Third, the game console ban and the “war on gaming addiction” did shape us. I’m not here to talk politics, but to say this: it was a generational disconnect, not anyone’s fault.
Fourth, the shift from grey imports to legitimate copies was a natural process. I’m optimistic about China’s console market and its games. If you’re interested, you’re welcome to join us.
Fifth, we just live in different places. The love for games is the same. Chinese people are often busy, but the way we support legitimate games may be a little different from yours.
Alright. Let’s begin.
(Small note: AI helped polish the grammar a little. Every story here — blowing cartridges, the Water Level 8 rumor, the arcade owner’s noodles, using PSP as an MP4 player — is 100% my real experience.)

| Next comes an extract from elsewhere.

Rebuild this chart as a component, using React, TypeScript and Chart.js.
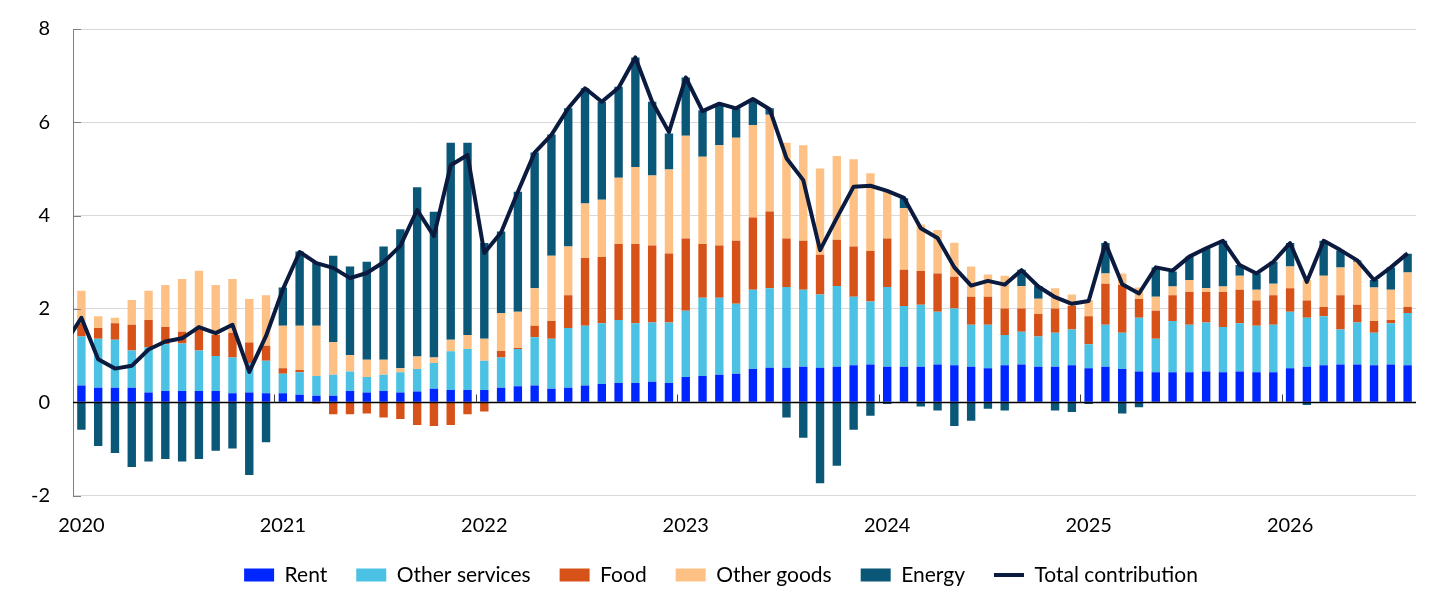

Frequently Asked Questions
“Born in 1999, why do you write like someone from the ’80s?” This gets asked the most. The truth is simple: I caught everything at the end of its lifecycle. Growing up in a small county with slow information flow, when I finally got to play Famicom, people in big cities had long moved on. When I first entered an arcade, the PS2 had been out for years. So this isn’t “I was always on the cutting edge.” It’s how a child in a small place in the late ’90s slowly caught up through outdated things. That’s the real rhythm for many players from smaller towns.
Is any of this made up? To be honest: the stories are real, but not all of them happened to me personally. “Blowing into cartridges,” “Water Level 8,” “the noodle bowl” — these were passed down by word of mouth across our generation. Some happened around me, some I heard from friends or online — but they resonated so deeply that I wrote them in. So this isn’t my autobiography. It’s a group portrait of my generation of players.

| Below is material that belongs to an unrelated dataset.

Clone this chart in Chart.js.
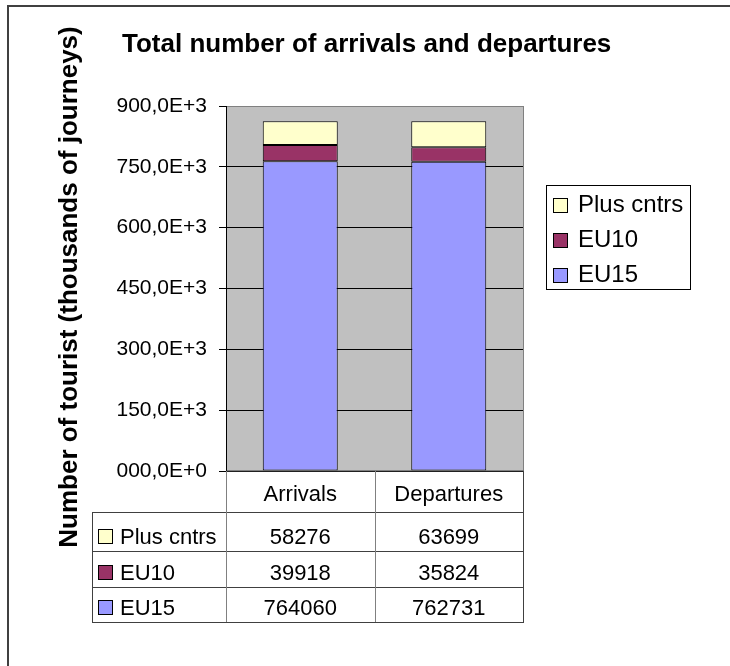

Why is online gaming barely mentioned? Fair question. Honestly, it’s not that I look down on online gaming — I just played very little of it. I was strictly supervised as a child and rarely went to internet cafes. By the time I had free access to a computer, Steam was already here. My main path was always single-player, console, handheld. Online games — Legend of Mir, Fantasy Westward Journey — belong to another world, huge and brilliant. But I’m not qualified to write that story. To write it would disrespect the people who actually grew up in internet cafes. So I’ll stick to the path I know. Let someone better qualified write the online gaming chronicle.